Session FT1: Plasma Applications

The role of atomic physics in collisional-radiative modeling of tin plasmas for lithography

We report on our continuing efforts to understand the extreme ultra-violet (EUV) emission from tin plasmas of interest to nanolithography. The intense and narrow emission of EUV radiation centered at 13.5 nm is of interest to the micro-electronics industry where it has much potential for etching smaller features on micro-processors.

The tin plasma of relevance (at a temperature around 30 eV and electron density around $10^{21}$ cm$^{-3}$) is interesting from an atomic physics perspective, since it requires highly accurate atomic structure and transition information from complex open 4p and 4d subshells of tin ions from around Sn$^{8+}$ to Sn$^{15+}$. The opacity spectra of Sn plasma in this regime are calculated, under local thermodynamic equilibrium conditions, using the Los Alamos suite of atomic codes and the opacity and plasma modeling code ATOMIC. The detailed atomic structure calculations of the complex Sn ions show an unexpectedly large contribution to EUV emission from transitions between highly-excited states, up to around 90% of the total opacity, with the more well-known EUV transitions to the ground manifold contributing only 10%. The transitions between doubly- and triply-excited states are shown to be serendipitously aligned around 13.5 nm, the wavelength of relevance in EUV light sources. Our calculations are in excellent agreement with the emissivity measured from a Nd:YAG laser-produced plasma. We also explore the properties of CO2 laser-produced tin plasmas, where non-LTE effects are more important.   

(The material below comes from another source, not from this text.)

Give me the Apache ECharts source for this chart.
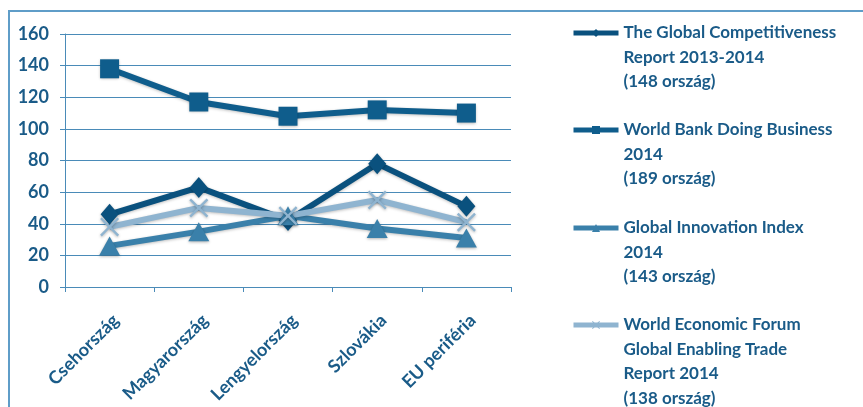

Profiling of High-Pressure DC Microdischarge for excimer emission.

UV excimer emission from microdischarges is of enormous interest, with numerous publications in this area.  Microdischarges have been shown to have increased excimer UV emission at higher pressures up to 1 atm.  The higher pressure operation is desirable due to higher plasma density and stronger excimer emission. This work focuses on the micro discharges operating in the 1–2 atm. the range for a possibly stronger UV emission. 

The microfabricated device uses a planar micro discharge configuration with a thick electroplated copper film as the electrode material. This device shows stable operation at higher pressures due to good heat transfer from the thick copper. Devices utilizing thin-film copper are seen to arc very easily and thus unstable. In this study, electrode gaps are varied from 25µm to 50µm.  The devices tend to arc if the current is not limited, but by using appropriate biasing, we observe that it is possible to maintain stable glow discharges in Argon in the pressure range of 1-2 atm.  (The 2 atm limitation comes from the test setup, not the plasma so operation at higher pressures is possible). For a 50 µm spacing device, the breakdown voltage varies linearly between 400 V at 1atm and 480 V at 2 atm. The glow is less diffuse as the pressure increases, but the plasma impedance remains the same (~120 KΩ) even at higher pressure. UV-VIS spectra taken with an ocean-optics HR4000 spectrometer show glow discharge characteristics with strong emission from the usual Argon lines. VUV characterization is ongoing.    

Bridging the gap between fluid and kinetic plasma simulations for industrial plasma sources

Development of advanced plasma tools for ion implantation and etching segments of semiconductor processing industry requires deep and detailed understanding of underlying physical processes. Comprehensive plasma modeling is typically used to address these problems. In most cases, fluid or hybrid models provide satisfactory results. However, with development of supercomputing facilities, Particle-in-Cell (PIC) methods show substantial value in addressing industrial problems. In this presentation, two types of industrial plasma sources will be explored using fluid and PIC approaches. First one is hot cathode magnetized ion source used in ion implantation. This source operates in mTorr range pressure with ~100G magnetic field confining plasmas with 10¹¹ - 10¹² cm^-3 densities. The detailed analysis of source operation using hybrid and PIC plasma models will be presented and specific problems each numerical approach can address will be discussed. Second one is low pressure ICP source for ribbon beam plasma processing. This source also operate in mTorr pressure range with or without external magnetic field. The talk will address plasma diffusion using fluid and PIC simulations and discuss effects of the gas pressure, power and source geometry. Benchmarking against experimental data will also be discussed.